Any Saki(H.H. Munro) fans on the SDMB?

I don’t want to hijack this thread talking about twist endings.

One of my favorite authors of short stories, Saki, is mentioned, so I wondered, how many fans of this author are there on the SDMB?

I read one of his stories “The Interlopers” in a high school textbook, and went to find more. I got hooked enough that one of my current cats is name Tobermory, for a cat in a story of the same name.

Some of my other favorites are “The Toys of Peace” a story about trying to make children play in a civilized fashion. It’s just as good now as it was when first written. Then there’s “The Un-Rest Cure”, “The Schartz-Metterlume Method”, “Gabriel-Ernest”, and, of course, the famous “Sredni Vashtar”

So, how many Dopers like Saki’s work?

Oh, I adore him, I’ve read eveything he’s written, and even read the only (not very good) biography of him.

Well, there’s me…

Surprised you haven’t mentioned my favorite, “The Open Door.” I even allude to it in my own least-unknown published story, which begins “Like Saki’s heroine, I specialize in romance at short notice. In other words, I’m a harmless but dedicated liar…”

I love Saki. You’ve already picked a few classics.
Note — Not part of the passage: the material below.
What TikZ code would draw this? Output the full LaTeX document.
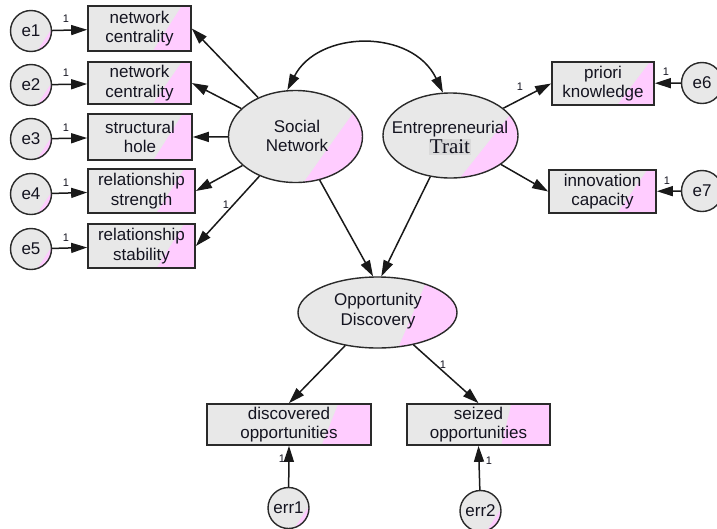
\documentclass[tikz,border=0pt]{standalone}
\usepackage{fontspec}
\setmainfont{Liberation Sans}
\newfontfamily\serifT{Liberation Serif}
\usetikzlibrary{arrows.meta,calc,shapes.geometric}
\definecolor{fillg}{HTML}{E8E8E8}
\definecolor{pinkc}{HTML}{FFCCFF}
\definecolor{edgec}{HTML}{2A2A2A}
\definecolor{txtc}{HTML}{141420}
\definecolor{traitbg}{HTML}{DADADA}
\newcommand\lblfont{\fontsize{17}{19.5}\selectfont}
\begin{document}
\begin{tikzpicture}[x=1pt,y=-1pt,
  pk/.style 2 args={path picture={
    \fill[pinkc] ($(path picture bounding box.south west)!#1!(path picture bounding box.south east)$)
      -- ($(path picture bounding box.north west)!#2!(path picture bounding box.north east)$)
      -- ++(300pt,0pt) -- ++(0pt,-300pt) -- cycle;}},
  obs/.style={draw=edgec, line width=1.7pt, fill=fillg, rectangle, inner sep=0pt, align=center, font=\lblfont, text=txtc},
  lat/.style={draw=edgec, line width=1.4pt, fill=fillg, ellipse, inner sep=0pt},
  lattext/.style={align=center, font=\lblfont, text=txtc, inner sep=0pt},
  errc/.style={draw=edgec, line width=1.4pt, fill=fillg, circle, minimum size=41pt, inner sep=0pt, font=\lblfont, text=txtc},
  arr/.style={line width=1.5pt, draw=black!90, -{Triangle[length=16pt,width=10pt]}},
  one/.style={font=\fontsize{11}{12}\selectfont, text=txtc, inner sep=0pt}
]
\useasboundingbox (0,0) rectangle (717,528);
% error circles left
\node[errc,pk={0.64}{1.3}] (e1) at (31,31) {e1};
\node[errc,pk={0.64}{1.3}] (e2) at (31,85) {e2};
\node[errc,pk={0.64}{1.3}] (e3) at (31,139) {e3};
\node[errc,pk={0.64}{1.3}] (e4) at (31,194) {e4};
\node[errc,pk={0.64}{1.3}] (e5) at (31,249) {e5};
% left boxes
\node[obs,pk={0.63}{0.91},minimum width=103pt,minimum height=45pt] (b1) at (139.5,28.5) {network\\centrality};
\node[obs,pk={0.63}{0.91},minimum width=103pt,minimum height=42pt] (b2) at (139.5,83) {network\\centrality};
\node[obs,pk={0.63}{0.91},minimum width=104pt,minimum height=46pt] (b3) at (140,137) {structural\\hole};
\node[obs,pk={0.64}{0.9},minimum width=107pt,minimum height=44pt] (b4) at (141.5,191) {relationship\\strength};
\node[obs,pk={0.64}{0.9},minimum width=107pt,minimum height=44pt] (b5) at (141.5,246) {relationship\\stability};
% latent
\node[lat,pk={0.56}{1.05},minimum width=134pt,minimum height=92pt] (sn) at (295.5,136.5) {};
\node[lattext] (snt) at (297,136) {Social\\Network};
\node[lat,pk={0.57}{1.07},minimum width=135pt,minimum height=85pt] (et) at (450.5,135.5) {};
\node[lattext] (ett) at (450,138)
  {Entrepreneurial\\[1pt]{\setlength{\fboxsep}{1pt}\colorbox{traitbg}{\serifT\fontsize{21}{22}\selectfont Trait}}};
\node[lat,pk={0.63}{0.82},minimum width=159pt,minimum height=71pt] (od) at (377.5,312.5) {};
\node[lattext] (odt) at (378,311) {Opportunity\\Discovery};
% right boxes
\node[obs,pk={0.64}{0.96},minimum width=102pt,minimum height=43pt] (pr) at (603,83.5) {priori\\knowledge};
\node[obs,pk={0.64}{0.92},minimum width=107pt,minimum height=43pt] (in) at (602.5,191.5) {innovation\\capacity};
\node[errc,pk={0.8}{1.5}] (e6) at (702,83) {e6};
\node[errc,pk={0.8}{1.5}] (e7) at (702,191) {e7};
% bottom boxes
\node[obs,pk={0.70}{0.80},minimum width=164pt,minimum height=41pt] (di) at (289,424.5) {discovered\\opportunities};
\node[obs,pk={0.66}{0.73},minimum width=143pt,minimum height=41pt] (se) at (478.5,424.5) {seized\\opportunities};
\node[errc,pk={0.64}{1.3}] (r1) at (288.5,508) {err1};
\node[errc,pk={0.64}{1.3}] (r2) at (480.5,511) {err2};
% connectors
\draw[arr] (e1) -- (b1);
\draw[arr] (e2) -- (b2);
\draw[arr] (e3) -- (b3);
\draw[arr] (e4) -- (b4);
\draw[arr] (e5) -- (b5);
\draw[arr] (sn) -- (b1.east);
\draw[arr] (sn) -- (b2.east);
\draw[arr] (sn) -- (b3.east);
\draw[arr] (sn) -- (b4.east);
\draw[arr] (sn) -- (b5.east);
\draw[arr] (et) -- (pr.west);
\draw[arr] (et) -- (in.west);
\draw[arr] (e6) -- (pr);
\draw[arr] (e7) -- (in);
\draw[arr] (sn) -- (od.97);
\draw[arr] (et) -- (od.84);
\draw[arr] (od) -- (di.north);
\draw[arr] (od) -- (se.north);
\draw[arr] (r1) -- (di.south);
\draw[arr] (r2) -- (se.south);
\draw[line width=1.5pt, draw=black!90, {Triangle[length=16pt,width=10pt]}-{Triangle[length=16pt,width=10pt]}]
  (sn.100) .. controls (318,30) and (412,28) .. (et.100);
% labels
\node[one] (l1) at (66,19) {1};
\node[one] (l2) at (66,73) {1};
\node[one] (l3) at (66,128) {1};
\node[one] (l4) at (66,183) {1};
\node[one] (l5) at (66,238) {1};
\node[one] (l6) at (226,205) {1};
\node[one] (l7) at (520,87) {1};
\node[one] (l8) at (666,72) {1};
\node[one] (l9) at (667,181) {1};
\node[one] (l10) at (443,365) {1};
\node[one] (l11) at (282,459) {1};
\node[one] (l12) at (489,461) {1};
\end{tikzpicture}
\end{document}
I also love “The Lumber Room,” “Tobermory” (exactly what a real talking cat would be like), “The Open Window,” and “The Story of the Great Weep.”

I’d like to meet someone like Clovis, although I’d be rather wary around him.

I’ve seen “The Schartz-Metterklume Method” dramatized on an old episode of Alfred Hitchcock, and someone told me the show did “Srendi Vashtar” as well. Now that would be an eery one. Saki often sounded as if he could be writing for “The Twilight Zone”, although of course the stories came before television.

I inherited a book of his short stories from my mom. Srendi Vashtar is awesome. I also loved the story in which a boy who’s in disgrace is left behind with his aunt while his siblings go to the beach. His aunt ends up getting trapped in the garden somehow, and asks the boy for help. The boy points out that he has been told never to go into the garden under any circumstances, and surmises that the voice asking for help is really the Devil trying to get him to misbehave.

:smack: Door=Window (though they DO walk through the window, which is weird.)

That’s “The Lumber Room.” You can read it here.

I do like Saki, even if he was horribly racist and sexist (he did write one where women suffragettes were fed to the lions for trying to get the right to vote).

However, “Filboid Studge, the Story of a Mouse that Helped” is one of the most prophetic stories ever, and I liked quite a few

“The Open Window” is great if you understand the final line, which mean something different his his day. (“Romance”=“storytelling.”)

I love Saki. “Louise” contains one of my favorite puns of all time:

“…she said, ‘She’s leaving her present house and going to Lower Seymour Street.’ ‘I dare say she will, if she stays there long enough’, I said. Ada didn’t see it for about three minutes, and then she was positively uncivil.”

Others I’ve read and re-read: “The Brogue”, “The Quest”, “Filboid Studge, or the Story of a Mouse that Helped”, “The Secret Sin of Septimus Brope”, and for a change of pace from comedy, “The Interlopers” and “The Easter Egg”.

Another fan here.
heh
“Romance at short notice was her specialty.”
Didn’t know that about Saki being racist and sexist.

Racism and sexism are words you could throw at most older writers and have some of it stick.It’s a rather pointless exercise, unless you actually intend only to read those authors who pass some sort of litmus test of correct attitudes.

Personally, I couldn’t give a hoot what a writer did or believed; I’m reading his books not cultivating his friendship.

And I’ve loved Saki ever since discovering him in a library in the 60s.

Heh, oddly enough my brother the high school English teacher was just talking about this story the other night; apparently it’s in a book he uses.

I’m sure my first exposure to Saki was in some school anthology/textbook or other (maybe first “The Open Window” or “The Story Teller”); they’d often include one of his stories, which would typically be one of the most fun ones in the whole book. And thanks to this I went and got his complete works.

We have had a previous Saki thread here, but it’s been awhile. (Thread to celebrate Saki)

I haven’t read him in years, but have (had?) a collection of his short stories.

My goodness, I’d forgotten about that thread Thudlow Boink! But it never hurts to go over the same ground again, since we have many new posters in the last three years.

Now I need to make a reminder for myself, for 2009.

The last sentence in “Tobermory” made me thing of Mark Twain, of all things, and his essay “The Awful German Language”.

I got one word for you: “Wolves”

Spoken while trapped under a fallen tree, right?

Hmm- would want to spoil it for any new readers.

When I was ten years old, I discovered both Lovecraft and Saki while I was rummaging around in some old books in the garage. I owe a lot to the influence of Lovecraft and Saki. They gave me a taste for twisty chills in literature which endures to this day.